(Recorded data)
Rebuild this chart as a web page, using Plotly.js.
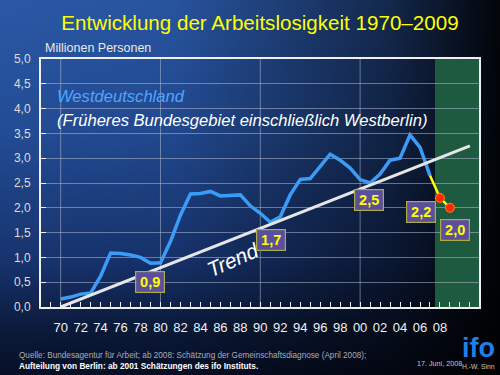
<!DOCTYPE html>
<html>
<head>
<meta charset="utf-8">
<script src="https://cdn.plot.ly/plotly-3.0.1.min.js"></script>
<style>
  html, body { margin:0; padding:0; width:500px; height:375px; overflow:hidden; background:#000; }
  #bg { position:absolute; left:0; top:0; width:500px; height:375px;
    background:
      linear-gradient(to right, rgba(0,0,0,0) 0%, rgba(0,0,0,0.05) 35%, rgba(0,0,0,0.55) 78%, rgba(0,0,0,0.95) 100%),
      linear-gradient(to bottom, #2a58a6 0%, #234c95 35%, #17336e 70%, #0b1a3a 88%, #070f26 100%);
  }
  #chart { position:absolute; left:0; top:0; width:500px; height:375px; }
</style>
</head>
<body>
<div id="bg"></div>
<div id="chart"></div>
<script>
// ---- data ----
const years = [1970,1971,1972,1973,1974,1975,1976,1977,1978,1979,
               1980,1981,1982,1983,1984,1985,1986,1987,1988,1989,
               1990,1991,1992,1993,1994,1995,1996,1997,1998,1999,
               2000,2001,2002,2003,2004,2005,2006,2007];
const unemployed = [0.16,0.20,0.26,0.28,0.62,1.09,1.08,1.05,1.00,0.88,
                    0.89,1.32,1.85,2.28,2.29,2.33,2.24,2.25,2.26,2.04,
                    1.89,1.71,1.82,2.26,2.57,2.59,2.83,3.08,2.96,2.80,
                    2.57,2.50,2.68,2.96,3.00,3.47,3.22,2.65];
const forecastYears = [2008, 2009];
const forecastValues = [2.2, 2.0];
const trendYears = [1970, 2011];
const trendValues = [0.0, 3.25];
const tickYears = [1970,1972,1974,1976,1978,1980,1982,1984,1986,1988,1990,1992,1994,1996,1998,2000,2002,2004,2006,2008];
const tickLabels = ["70","72","74","76","78","80","82","84","86","88","90","92","94","96","98","00","02","04","06","08"];
const labelTexts = ["0,9","1,7","2,5","2,2","2,0"];
const gridYears = [1970, 1980, 1990, 2000];
const forecastStart = 2007.5;

// ---- layout helpers ----
const xRange = [1968.03, 2011.91];
const F = '"Liberation Sans", Arial, sans-serif';
const labelPos = [[1978.95,0.51],[1991.04,1.36],[2000.92,2.16],[2006.1,1.92],[2009.5,1.56]];

const lastYear = years[years.length-1], lastVal = unemployed[unemployed.length-1];

const traces = [
  {x: years, y: unemployed, type:'scatter', mode:'lines',
   line:{color:'#3a9cf6', width:3.5}, hoverinfo:'skip'},
  {x: trendYears, y: trendValues, type:'scatter', mode:'lines',
   line:{color:'#e6e6e6', width:3}, hoverinfo:'skip'},
  {x: [lastYear].concat(forecastYears), y: [lastVal].concat(forecastValues), type:'scatter', mode:'lines',
   line:{color:'#ffff00', width:2.5}, hoverinfo:'skip'},
  {x: forecastYears, y: forecastValues, type:'scatter', mode:'markers',
   marker:{color:'#ff2a00', size:9, line:{color:'#ff8a00', width:1}}, hoverinfo:'skip'}
];

const shapes = [
  {type:'rect', xref:'x', yref:'y', x0:forecastStart, x1:xRange[1], y0:0, y1:5,
   fillcolor:'#1d5a3f', line:{width:0}, layer:'below'}
].concat(gridYears.map(g => ({type:'line', xref:'x', yref:'y', x0:g, x1:g, y0:0, y1:5,
   line:{color:'rgba(175,185,205,0.55)', width:1}, layer:'below'})));

const annotations = [
  {xref:'paper', yref:'paper', x:(43-41)/438, y:(307-48)/248, xanchor:'left', yanchor:'middle',
   text:'Millionen Personen', showarrow:false, font:{family:F, size:12.5, color:'#e8e8e8'}},
  {xref:'x', yref:'y', x:1969.4, y:4.25, xanchor:'left', yanchor:'middle',
   text:'<i>Westdeutschland</i>', showarrow:false, font:{family:F, size:16.6, color:'#4fa6ff'}},
  {xref:'x', yref:'y', x:1969.4, y:3.77, xanchor:'left', yanchor:'middle',
   text:'<i>(Früheres Bundesgebiet einschließlich Westberlin)</i>', showarrow:false, font:{family:F, size:16.6, color:'#ffffff'}},
  {xref:'x', yref:'y', x:1987.3, y:0.95, xanchor:'center', yanchor:'middle', textangle:-24,
   text:'<i>Trend</i>', showarrow:false, font:{family:F, size:21, color:'#ffffff'}},
  {xref:'paper', yref:'paper', x:(17-41)/438, y:(307-355.5)/248, xanchor:'left', yanchor:'middle',
   text:'Quelle: Bundesagentur für Arbeit; ab 2008: Schätzung der Gemeinschaftsdiagnose (April 2008);',
   showarrow:false, font:{family:F, size:8.2, color:'#a8adb8'}},
  {xref:'paper', yref:'paper', x:(17-41)/438, y:(307-365.5)/248, xanchor:'left', yanchor:'middle',
   text:'<b>Aufteilung von Berlin: ab 2001 Schätzungen des ifo Instituts.</b>',
   showarrow:false, font:{family:F, size:8.3, color:'#ffffff'}},
  {xref:'paper', yref:'paper', x:(415-41)/438, y:(307-363.5)/248, xanchor:'left', yanchor:'middle',
   text:'17. Juni, 2008', showarrow:false, font:{family:F, size:7.2, color:'#c8c8c8'}},
  {xref:'paper', yref:'paper', x:(478-41)/438, y:(307-348)/248, xanchor:'center', yanchor:'middle',
   text:'<b>ifo</b>', showarrow:false, font:{family:F, size:27, color:'#1e80ea'}},
  {xref:'paper', yref:'paper', x:(478-41)/438, y:(307-366.5)/248, xanchor:'center', yanchor:'middle',
   text:'H.-W. Sinn', showarrow:false, font:{family:F, size:6.8, color:'#c8c8c8'}}
].concat(labelTexts.map((t,i) => ({
   xref:'x', yref:'y', x:labelPos[i][0], y:labelPos[i][1], xanchor:'center', yanchor:'middle',
   text:'<b>'+t+'</b>', showarrow:false, width:28, height:20, borderpad:0,
   bgcolor:'#5b4e9c', bordercolor:'#aeaa46', borderwidth:1.2,
   font:{family:F, size:14.5, color:'#ffff00'}})));

const layout = {
  width:500, height:375,
  margin:{l:41, r:21, t:59, b:68, pad:0},
  paper_bgcolor:'rgba(0,0,0,0)', plot_bgcolor:'rgba(0,0,0,0)',
  separators:',.',
  showlegend:false,
  title:{text:'Entwicklung der Arbeitslosigkeit 1970–2009', x:260/500, xanchor:'center',
         y:1-23/375, yanchor:'middle', font:{family:F, size:20.6, color:'#ffff00'}},
  xaxis:{range:xRange, tickmode:'array', tickvals:tickYears, ticktext:tickLabels,
         showgrid:false, zeroline:false, showline:true, linecolor:'#f0f0f0', linewidth:2, mirror:true,
         ticks:'inside', ticklen:5, tickcolor:'#f0f0f0', tickwidth:1,
         minor:{tickmode:'linear', tick0:1970, dtick:1, ticks:'inside', ticklen:5, tickcolor:'#f0f0f0', showgrid:false},
         ticklabelstandoff:7, tickfont:{family:F, size:13, color:'#f0f0f0'}},
  yaxis:{range:[0,5], tickmode:'linear', tick0:0, dtick:0.5, tickformat:'.1f',
         showgrid:true, gridcolor:'rgba(175,185,205,0.55)', gridwidth:1, zeroline:false,
         showline:true, linecolor:'#f0f0f0', linewidth:2, mirror:true,
         ticks:'inside', ticklen:5, tickcolor:'#f0f0f0',
         ticklabelstandoff:6, tickfont:{family:F, size:12, color:'#dcdcdc'}},
  shapes: shapes,
  annotations: annotations
};

Plotly.newPlot('chart', traces, layout, {staticPlot:true, displayModeBar:false});
</script>
</body>
</html>
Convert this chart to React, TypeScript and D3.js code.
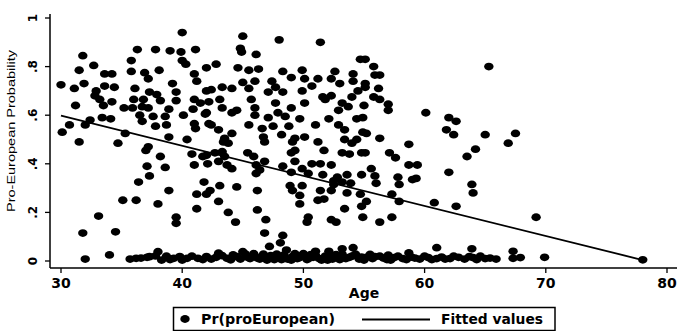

- _Aim of the task_
Report each line in the preceding entries that holds the string "chart".

- _Task solution_
Rebuild this chart as a web page, using Plotly.js.
  #chart { position:absolute; left:0; top:0; width:500px; height:375px; }
<div id="chart"></div>
Plotly.newPlot('chart', traces, layout, {staticPlot:true, displayModeBar:false});
Convert this chart to React, TypeScript and D3.js code.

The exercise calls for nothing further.